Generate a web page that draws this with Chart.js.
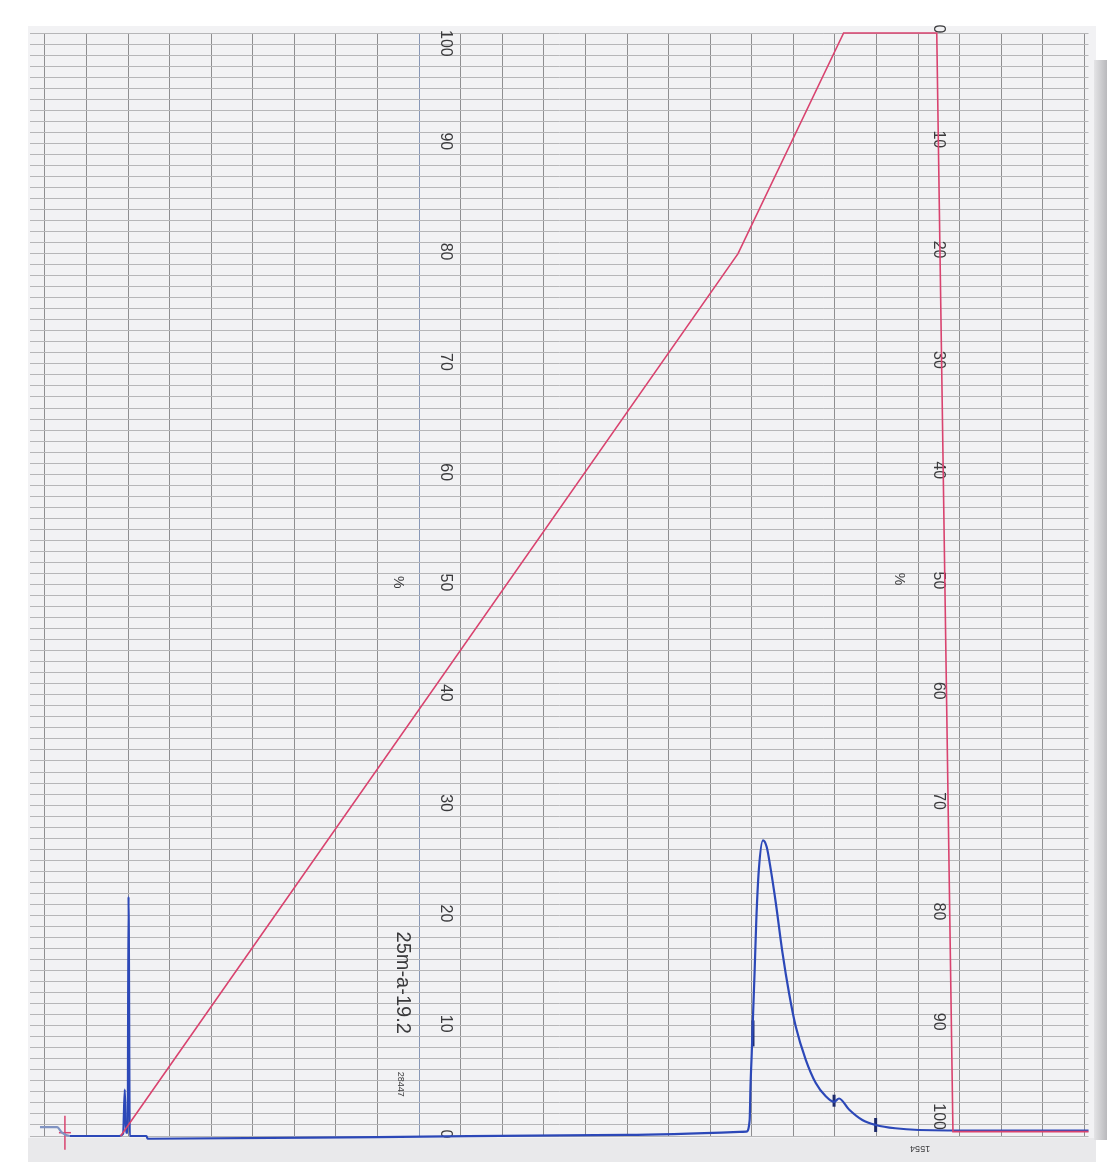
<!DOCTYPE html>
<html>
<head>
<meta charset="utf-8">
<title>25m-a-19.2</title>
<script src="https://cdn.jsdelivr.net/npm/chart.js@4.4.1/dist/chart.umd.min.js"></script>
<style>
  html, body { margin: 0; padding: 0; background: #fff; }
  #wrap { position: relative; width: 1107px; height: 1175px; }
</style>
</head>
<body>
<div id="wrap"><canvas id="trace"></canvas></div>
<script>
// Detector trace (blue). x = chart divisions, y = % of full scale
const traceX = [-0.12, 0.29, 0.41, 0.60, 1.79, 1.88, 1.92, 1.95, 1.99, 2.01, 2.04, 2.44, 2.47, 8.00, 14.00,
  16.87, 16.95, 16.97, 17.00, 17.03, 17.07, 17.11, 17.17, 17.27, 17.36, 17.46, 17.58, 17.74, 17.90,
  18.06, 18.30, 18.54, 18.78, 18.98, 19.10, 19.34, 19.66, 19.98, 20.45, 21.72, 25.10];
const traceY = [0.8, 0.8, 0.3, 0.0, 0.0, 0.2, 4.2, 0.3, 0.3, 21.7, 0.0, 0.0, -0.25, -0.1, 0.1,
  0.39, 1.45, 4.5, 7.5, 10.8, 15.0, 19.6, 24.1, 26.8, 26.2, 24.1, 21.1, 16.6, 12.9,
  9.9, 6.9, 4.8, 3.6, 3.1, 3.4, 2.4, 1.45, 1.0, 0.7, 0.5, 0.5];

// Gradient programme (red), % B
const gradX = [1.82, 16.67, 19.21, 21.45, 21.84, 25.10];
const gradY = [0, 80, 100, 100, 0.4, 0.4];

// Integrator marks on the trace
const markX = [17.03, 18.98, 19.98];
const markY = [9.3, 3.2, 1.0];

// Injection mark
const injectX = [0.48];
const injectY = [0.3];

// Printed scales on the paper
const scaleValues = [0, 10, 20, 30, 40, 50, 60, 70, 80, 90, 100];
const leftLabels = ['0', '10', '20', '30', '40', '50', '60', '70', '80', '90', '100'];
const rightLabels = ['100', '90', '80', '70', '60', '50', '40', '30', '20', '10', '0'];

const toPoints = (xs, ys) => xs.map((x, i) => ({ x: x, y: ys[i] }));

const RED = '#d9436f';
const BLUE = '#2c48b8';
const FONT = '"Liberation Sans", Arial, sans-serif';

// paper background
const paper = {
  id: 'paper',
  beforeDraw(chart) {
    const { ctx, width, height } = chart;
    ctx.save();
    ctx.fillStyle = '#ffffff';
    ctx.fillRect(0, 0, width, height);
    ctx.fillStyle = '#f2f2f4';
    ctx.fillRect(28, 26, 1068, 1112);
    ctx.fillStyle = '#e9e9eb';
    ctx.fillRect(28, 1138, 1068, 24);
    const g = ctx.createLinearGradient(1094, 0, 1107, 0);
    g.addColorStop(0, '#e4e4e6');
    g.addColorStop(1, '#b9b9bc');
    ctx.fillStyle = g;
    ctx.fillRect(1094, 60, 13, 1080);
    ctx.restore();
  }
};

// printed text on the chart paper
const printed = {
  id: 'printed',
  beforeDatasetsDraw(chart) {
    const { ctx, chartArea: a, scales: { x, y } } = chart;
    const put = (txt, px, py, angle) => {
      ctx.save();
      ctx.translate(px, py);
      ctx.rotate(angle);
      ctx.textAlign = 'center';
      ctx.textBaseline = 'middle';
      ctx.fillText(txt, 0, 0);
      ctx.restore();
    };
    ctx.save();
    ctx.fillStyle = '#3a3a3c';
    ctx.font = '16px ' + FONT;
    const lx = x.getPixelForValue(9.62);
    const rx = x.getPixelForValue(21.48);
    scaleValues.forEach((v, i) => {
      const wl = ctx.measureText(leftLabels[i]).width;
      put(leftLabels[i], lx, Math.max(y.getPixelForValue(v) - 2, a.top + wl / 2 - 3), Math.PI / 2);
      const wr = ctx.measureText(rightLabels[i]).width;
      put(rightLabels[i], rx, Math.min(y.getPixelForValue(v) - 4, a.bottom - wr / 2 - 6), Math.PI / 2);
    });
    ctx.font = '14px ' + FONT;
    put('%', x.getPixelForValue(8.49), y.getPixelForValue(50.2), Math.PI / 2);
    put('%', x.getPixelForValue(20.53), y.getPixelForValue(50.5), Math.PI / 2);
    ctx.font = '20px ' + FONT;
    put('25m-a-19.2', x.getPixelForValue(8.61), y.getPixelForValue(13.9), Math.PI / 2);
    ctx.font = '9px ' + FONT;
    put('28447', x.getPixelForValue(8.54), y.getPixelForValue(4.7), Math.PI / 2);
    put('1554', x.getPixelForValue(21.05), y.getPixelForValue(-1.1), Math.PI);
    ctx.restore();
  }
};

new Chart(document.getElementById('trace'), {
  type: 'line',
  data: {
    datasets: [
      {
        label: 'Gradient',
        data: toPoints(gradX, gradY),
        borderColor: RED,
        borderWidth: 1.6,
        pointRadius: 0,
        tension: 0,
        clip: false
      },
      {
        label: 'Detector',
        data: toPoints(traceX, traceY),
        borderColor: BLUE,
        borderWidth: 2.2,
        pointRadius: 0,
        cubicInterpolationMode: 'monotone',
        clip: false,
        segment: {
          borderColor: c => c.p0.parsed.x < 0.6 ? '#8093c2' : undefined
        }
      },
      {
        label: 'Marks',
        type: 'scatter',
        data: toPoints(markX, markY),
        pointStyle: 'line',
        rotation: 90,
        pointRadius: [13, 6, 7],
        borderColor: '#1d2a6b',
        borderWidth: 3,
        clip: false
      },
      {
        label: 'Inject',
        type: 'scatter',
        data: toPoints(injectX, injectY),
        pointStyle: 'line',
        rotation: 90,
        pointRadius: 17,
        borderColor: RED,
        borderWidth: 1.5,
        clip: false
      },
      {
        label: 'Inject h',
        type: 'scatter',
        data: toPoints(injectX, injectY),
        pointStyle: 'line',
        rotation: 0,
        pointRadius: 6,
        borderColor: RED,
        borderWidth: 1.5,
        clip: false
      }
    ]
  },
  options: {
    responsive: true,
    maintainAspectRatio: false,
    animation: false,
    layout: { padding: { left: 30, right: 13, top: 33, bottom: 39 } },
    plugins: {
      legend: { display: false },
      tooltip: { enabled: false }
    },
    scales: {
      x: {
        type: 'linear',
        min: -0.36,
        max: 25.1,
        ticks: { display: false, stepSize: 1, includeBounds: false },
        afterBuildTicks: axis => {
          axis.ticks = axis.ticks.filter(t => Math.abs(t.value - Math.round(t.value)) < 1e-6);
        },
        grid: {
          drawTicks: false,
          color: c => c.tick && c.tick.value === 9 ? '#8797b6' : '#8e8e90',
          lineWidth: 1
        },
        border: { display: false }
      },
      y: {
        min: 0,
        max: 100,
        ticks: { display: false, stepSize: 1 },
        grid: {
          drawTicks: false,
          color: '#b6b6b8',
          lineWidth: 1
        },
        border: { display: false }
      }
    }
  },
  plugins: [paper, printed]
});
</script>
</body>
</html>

- - - -

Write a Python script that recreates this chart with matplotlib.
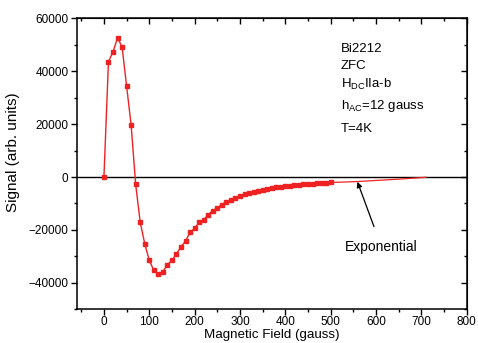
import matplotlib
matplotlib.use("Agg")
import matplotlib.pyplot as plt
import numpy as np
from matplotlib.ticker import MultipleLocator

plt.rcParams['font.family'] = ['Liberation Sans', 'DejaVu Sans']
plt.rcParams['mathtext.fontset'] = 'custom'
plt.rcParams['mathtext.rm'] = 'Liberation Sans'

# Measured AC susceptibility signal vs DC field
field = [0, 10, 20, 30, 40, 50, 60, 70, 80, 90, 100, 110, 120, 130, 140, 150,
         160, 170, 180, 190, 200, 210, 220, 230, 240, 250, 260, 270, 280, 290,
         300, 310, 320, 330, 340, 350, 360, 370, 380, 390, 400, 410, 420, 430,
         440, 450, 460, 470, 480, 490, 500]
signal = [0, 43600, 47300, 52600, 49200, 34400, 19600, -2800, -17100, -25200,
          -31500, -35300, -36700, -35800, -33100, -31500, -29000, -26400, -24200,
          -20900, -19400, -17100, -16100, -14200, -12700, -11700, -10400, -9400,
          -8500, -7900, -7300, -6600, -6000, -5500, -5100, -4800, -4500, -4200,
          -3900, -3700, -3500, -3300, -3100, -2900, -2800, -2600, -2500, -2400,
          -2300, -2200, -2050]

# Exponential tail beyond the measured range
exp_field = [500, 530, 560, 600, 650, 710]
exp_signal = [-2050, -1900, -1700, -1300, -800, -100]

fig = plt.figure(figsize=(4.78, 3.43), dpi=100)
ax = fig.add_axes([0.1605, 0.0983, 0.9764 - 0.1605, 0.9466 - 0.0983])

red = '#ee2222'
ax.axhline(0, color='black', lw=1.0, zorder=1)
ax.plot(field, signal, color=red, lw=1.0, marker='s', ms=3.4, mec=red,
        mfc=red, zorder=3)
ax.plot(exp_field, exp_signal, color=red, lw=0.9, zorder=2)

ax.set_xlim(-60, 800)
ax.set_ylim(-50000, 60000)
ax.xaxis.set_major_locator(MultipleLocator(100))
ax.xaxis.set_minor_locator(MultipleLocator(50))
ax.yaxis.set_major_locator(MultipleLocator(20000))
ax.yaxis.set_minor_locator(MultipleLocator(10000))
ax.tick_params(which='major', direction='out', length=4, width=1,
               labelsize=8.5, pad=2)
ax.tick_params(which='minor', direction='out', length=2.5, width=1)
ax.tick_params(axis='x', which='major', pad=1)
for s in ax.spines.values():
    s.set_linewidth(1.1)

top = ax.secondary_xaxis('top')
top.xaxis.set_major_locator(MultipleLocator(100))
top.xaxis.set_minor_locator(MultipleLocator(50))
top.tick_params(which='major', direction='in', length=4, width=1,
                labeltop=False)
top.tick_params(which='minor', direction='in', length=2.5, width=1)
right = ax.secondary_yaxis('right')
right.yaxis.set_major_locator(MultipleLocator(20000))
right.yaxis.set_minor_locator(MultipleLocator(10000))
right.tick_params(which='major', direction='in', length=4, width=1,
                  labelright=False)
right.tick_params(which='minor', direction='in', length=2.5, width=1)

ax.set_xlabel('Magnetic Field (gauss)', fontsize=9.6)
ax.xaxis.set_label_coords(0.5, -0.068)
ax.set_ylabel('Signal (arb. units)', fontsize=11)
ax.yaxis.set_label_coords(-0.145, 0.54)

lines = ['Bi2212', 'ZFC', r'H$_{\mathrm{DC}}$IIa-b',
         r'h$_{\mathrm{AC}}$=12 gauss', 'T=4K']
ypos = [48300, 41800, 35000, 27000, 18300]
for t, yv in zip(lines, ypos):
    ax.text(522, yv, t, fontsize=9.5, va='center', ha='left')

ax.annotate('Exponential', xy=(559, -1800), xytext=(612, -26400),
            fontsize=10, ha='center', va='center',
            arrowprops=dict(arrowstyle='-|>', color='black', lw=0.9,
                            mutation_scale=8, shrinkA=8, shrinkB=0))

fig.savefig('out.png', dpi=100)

- - - -

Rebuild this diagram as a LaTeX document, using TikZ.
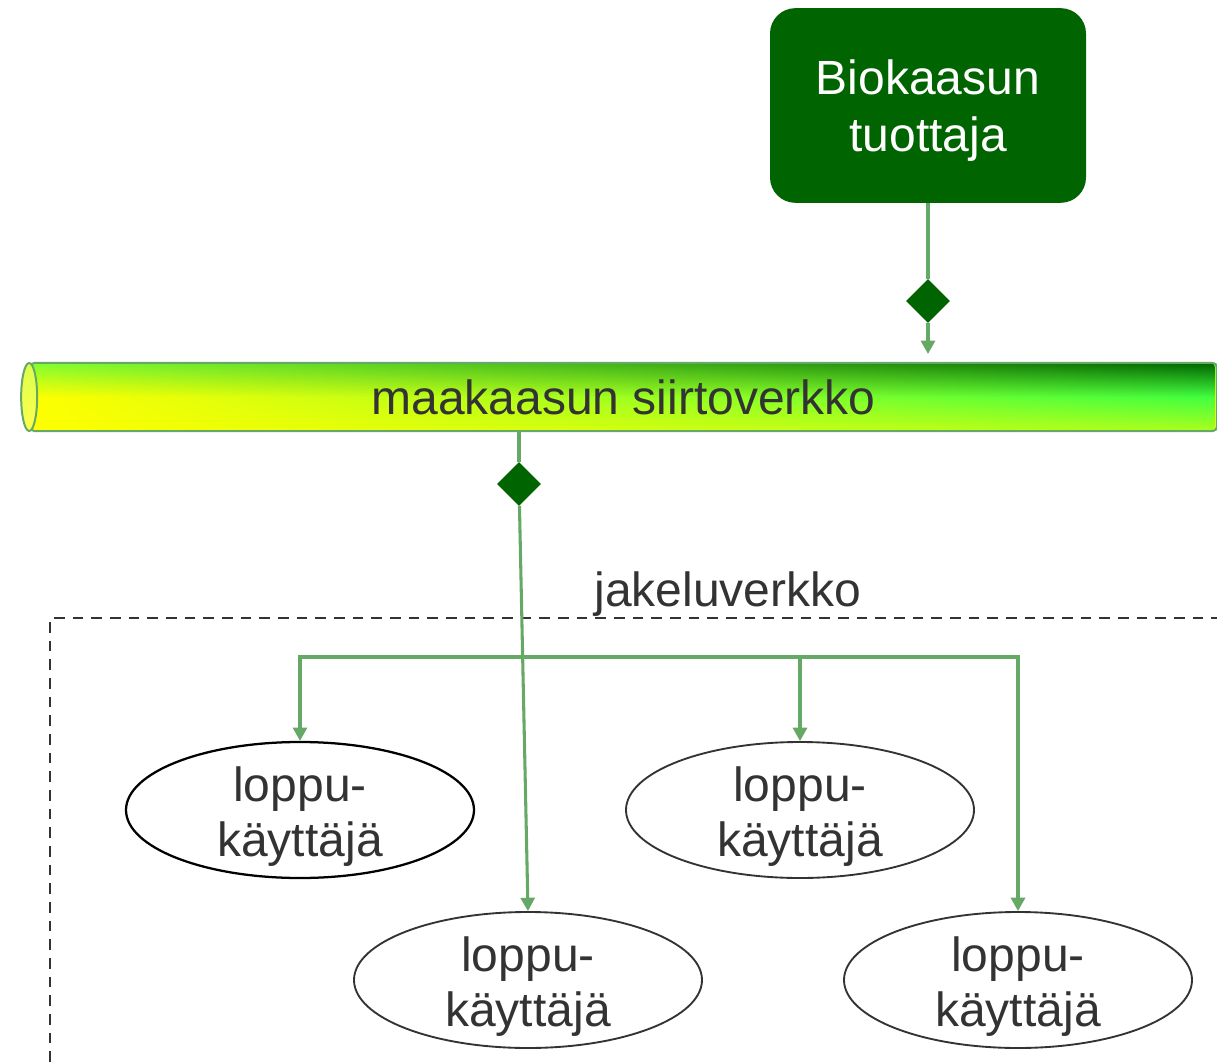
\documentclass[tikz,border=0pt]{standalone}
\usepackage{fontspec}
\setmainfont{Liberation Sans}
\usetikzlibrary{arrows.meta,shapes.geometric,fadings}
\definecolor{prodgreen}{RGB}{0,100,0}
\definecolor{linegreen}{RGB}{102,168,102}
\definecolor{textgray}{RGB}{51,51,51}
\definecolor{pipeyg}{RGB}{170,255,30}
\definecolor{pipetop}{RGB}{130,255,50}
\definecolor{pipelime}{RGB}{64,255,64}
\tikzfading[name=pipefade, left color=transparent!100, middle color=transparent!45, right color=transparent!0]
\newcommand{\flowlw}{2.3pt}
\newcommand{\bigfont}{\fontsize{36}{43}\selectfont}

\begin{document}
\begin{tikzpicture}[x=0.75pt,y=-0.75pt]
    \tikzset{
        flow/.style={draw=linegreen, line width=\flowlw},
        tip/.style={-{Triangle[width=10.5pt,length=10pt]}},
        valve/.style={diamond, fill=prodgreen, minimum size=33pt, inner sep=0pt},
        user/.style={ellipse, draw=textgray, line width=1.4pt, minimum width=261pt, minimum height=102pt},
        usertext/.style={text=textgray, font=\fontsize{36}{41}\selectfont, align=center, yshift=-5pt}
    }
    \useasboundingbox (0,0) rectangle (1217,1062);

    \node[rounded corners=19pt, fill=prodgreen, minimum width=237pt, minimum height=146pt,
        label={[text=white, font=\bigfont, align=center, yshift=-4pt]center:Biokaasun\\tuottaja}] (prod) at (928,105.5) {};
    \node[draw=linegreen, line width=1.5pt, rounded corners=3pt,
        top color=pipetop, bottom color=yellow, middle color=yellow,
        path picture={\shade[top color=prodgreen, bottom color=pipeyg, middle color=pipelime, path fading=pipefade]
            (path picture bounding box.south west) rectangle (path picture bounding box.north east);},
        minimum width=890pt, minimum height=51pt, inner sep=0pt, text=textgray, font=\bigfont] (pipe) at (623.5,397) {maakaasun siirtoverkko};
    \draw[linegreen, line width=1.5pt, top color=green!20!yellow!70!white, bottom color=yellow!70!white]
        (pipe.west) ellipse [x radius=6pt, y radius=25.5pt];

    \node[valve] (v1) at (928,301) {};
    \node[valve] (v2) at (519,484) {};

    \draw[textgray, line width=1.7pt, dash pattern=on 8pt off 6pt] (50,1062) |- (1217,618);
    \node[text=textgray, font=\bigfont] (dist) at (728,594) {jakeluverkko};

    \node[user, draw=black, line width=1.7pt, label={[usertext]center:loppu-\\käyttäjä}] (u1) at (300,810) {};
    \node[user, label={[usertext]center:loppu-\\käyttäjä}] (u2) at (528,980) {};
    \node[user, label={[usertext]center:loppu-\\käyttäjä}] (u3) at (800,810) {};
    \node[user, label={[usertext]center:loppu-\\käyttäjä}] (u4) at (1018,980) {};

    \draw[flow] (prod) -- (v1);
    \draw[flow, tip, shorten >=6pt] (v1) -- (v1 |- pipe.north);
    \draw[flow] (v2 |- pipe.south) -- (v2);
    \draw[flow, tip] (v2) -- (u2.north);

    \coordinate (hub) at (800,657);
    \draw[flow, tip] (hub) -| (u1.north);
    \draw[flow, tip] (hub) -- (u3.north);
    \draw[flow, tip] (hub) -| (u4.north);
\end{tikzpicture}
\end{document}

- - - -

* _WHAT TO WORK ON_:
Scan the lines above for "with", then copy every one that has it.

* _RESPONSE TO THIS EXERCISE_:
Generate a web page that draws this with Chart.js.
Write a Python script that recreates this chart with matplotlib.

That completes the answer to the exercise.